● Exercise: Below is a listing to write out in full, exactly as given, without its pictures.

-- START OF Supplied data --

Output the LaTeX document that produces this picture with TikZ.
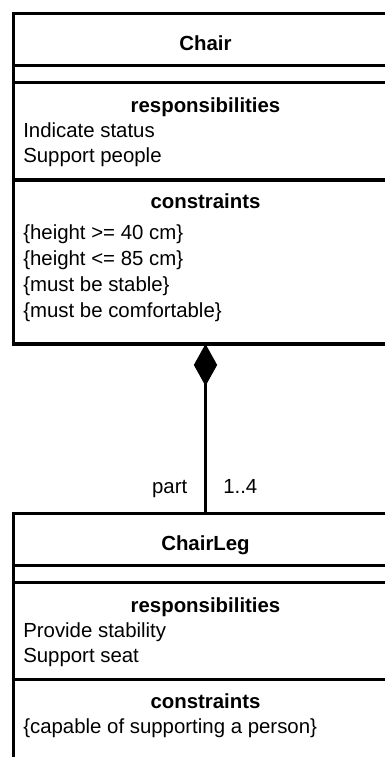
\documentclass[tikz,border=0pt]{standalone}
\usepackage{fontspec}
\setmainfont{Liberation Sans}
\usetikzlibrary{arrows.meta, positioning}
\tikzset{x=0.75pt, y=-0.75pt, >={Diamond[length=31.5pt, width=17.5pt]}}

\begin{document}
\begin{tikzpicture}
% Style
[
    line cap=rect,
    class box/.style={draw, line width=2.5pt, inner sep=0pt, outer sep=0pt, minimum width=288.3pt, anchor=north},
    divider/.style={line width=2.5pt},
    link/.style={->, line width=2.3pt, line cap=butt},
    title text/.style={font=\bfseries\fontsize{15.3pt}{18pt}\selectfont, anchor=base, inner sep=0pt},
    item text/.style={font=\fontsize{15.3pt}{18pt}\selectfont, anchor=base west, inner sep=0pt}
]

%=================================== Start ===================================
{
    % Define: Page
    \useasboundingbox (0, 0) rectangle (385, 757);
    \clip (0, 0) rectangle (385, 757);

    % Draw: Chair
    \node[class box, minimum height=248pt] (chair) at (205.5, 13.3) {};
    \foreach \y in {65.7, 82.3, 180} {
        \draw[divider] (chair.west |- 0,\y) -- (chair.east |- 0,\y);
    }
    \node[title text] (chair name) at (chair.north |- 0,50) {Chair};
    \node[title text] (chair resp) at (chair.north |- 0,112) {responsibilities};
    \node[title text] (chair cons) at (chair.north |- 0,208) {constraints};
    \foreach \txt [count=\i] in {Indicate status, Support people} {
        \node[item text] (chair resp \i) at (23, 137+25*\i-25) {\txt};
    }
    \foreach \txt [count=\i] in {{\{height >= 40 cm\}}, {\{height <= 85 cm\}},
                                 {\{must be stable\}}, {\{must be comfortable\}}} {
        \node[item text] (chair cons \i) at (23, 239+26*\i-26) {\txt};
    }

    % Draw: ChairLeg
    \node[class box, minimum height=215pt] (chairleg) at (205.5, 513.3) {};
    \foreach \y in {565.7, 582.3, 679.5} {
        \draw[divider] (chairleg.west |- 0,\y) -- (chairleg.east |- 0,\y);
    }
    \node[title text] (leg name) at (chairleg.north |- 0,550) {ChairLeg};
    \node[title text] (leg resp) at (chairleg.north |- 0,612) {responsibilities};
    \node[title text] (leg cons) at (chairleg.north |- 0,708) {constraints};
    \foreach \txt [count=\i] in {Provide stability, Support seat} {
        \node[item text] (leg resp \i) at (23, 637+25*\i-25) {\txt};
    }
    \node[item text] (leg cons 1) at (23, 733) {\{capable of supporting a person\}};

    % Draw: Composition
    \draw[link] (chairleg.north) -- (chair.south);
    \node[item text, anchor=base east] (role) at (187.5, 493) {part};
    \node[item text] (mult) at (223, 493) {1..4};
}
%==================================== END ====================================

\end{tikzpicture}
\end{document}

-- END OF Supplied data --

● Result of the task:
Output the LaTeX document that produces this picture with TikZ.
\documentclass[tikz,border=0pt]{standalone}
\usepackage{fontspec}
\setmainfont{Liberation Sans}
\usetikzlibrary{arrows.meta, positioning}
\tikzset{x=0.75pt, y=-0.75pt, >={Diamond[length=31.5pt, width=17.5pt]}}

\begin{document}
\begin{tikzpicture}
% Style
[
    line cap=rect,
    class box/.style={draw, line width=2.5pt, inner sep=0pt, outer sep=0pt, minimum width=288.3pt, anchor=north},
    divider/.style={line width=2.5pt},
    link/.style={->, line width=2.3pt, line cap=butt},
    title text/.style={font=\bfseries\fontsize{15.3pt}{18pt}\selectfont, anchor=base, inner sep=0pt},
    item text/.style={font=\fontsize{15.3pt}{18pt}\selectfont, anchor=base west, inner sep=0pt}
]

%=================================== Start ===================================
{
    % Define: Page
    \useasboundingbox (0, 0) rectangle (385, 757);
    \clip (0, 0) rectangle (385, 757);

    % Draw: Chair
    \node[class box, minimum height=248pt] (chair) at (205.5, 13.3) {};
    \foreach \y in {65.7, 82.3, 180} {
        \draw[divider] (chair.west |- 0,\y) -- (chair.east |- 0,\y);
    }
    \node[title text] (chair name) at (chair.north |- 0,50) {Chair};
    \node[title text] (chair resp) at (chair.north |- 0,112) {responsibilities};
    \node[title text] (chair cons) at (chair.north |- 0,208) {constraints};
    \foreach \txt [count=\i] in {Indicate status, Support people} {
        \node[item text] (chair resp \i) at (23, 137+25*\i-25) {\txt};
    }
    \foreach \txt [count=\i] in {{\{height >= 40 cm\}}, {\{height <= 85 cm\}},
                                 {\{must be stable\}}, {\{must be comfortable\}}} {
        \node[item text] (chair cons \i) at (23, 239+26*\i-26) {\txt};
    }

    % Draw: ChairLeg
    \node[class box, minimum height=215pt] (chairleg) at (205.5, 513.3) {};
    \foreach \y in {565.7, 582.3, 679.5} {
        \draw[divider] (chairleg.west |- 0,\y) -- (chairleg.east |- 0,\y);
    }
    \node[title text] (leg name) at (chairleg.north |- 0,550) {ChairLeg};
    \node[title text] (leg resp) at (chairleg.north |- 0,612) {responsibilities};
    \node[title text] (leg cons) at (chairleg.north |- 0,708) {constraints};
    \foreach \txt [count=\i] in {Provide stability, Support seat} {
        \node[item text] (leg resp \i) at (23, 637+25*\i-25) {\txt};
    }
    \node[item text] (leg cons 1) at (23, 733) {\{capable of supporting a person\}};

    % Draw: Composition
    \draw[link] (chairleg.north) -- (chair.south);
    \node[item text, anchor=base east] (role) at (187.5, 493) {part};
    \node[item text] (mult) at (223, 493) {1..4};
}
%==================================== END ====================================

\end{tikzpicture}
\end{document}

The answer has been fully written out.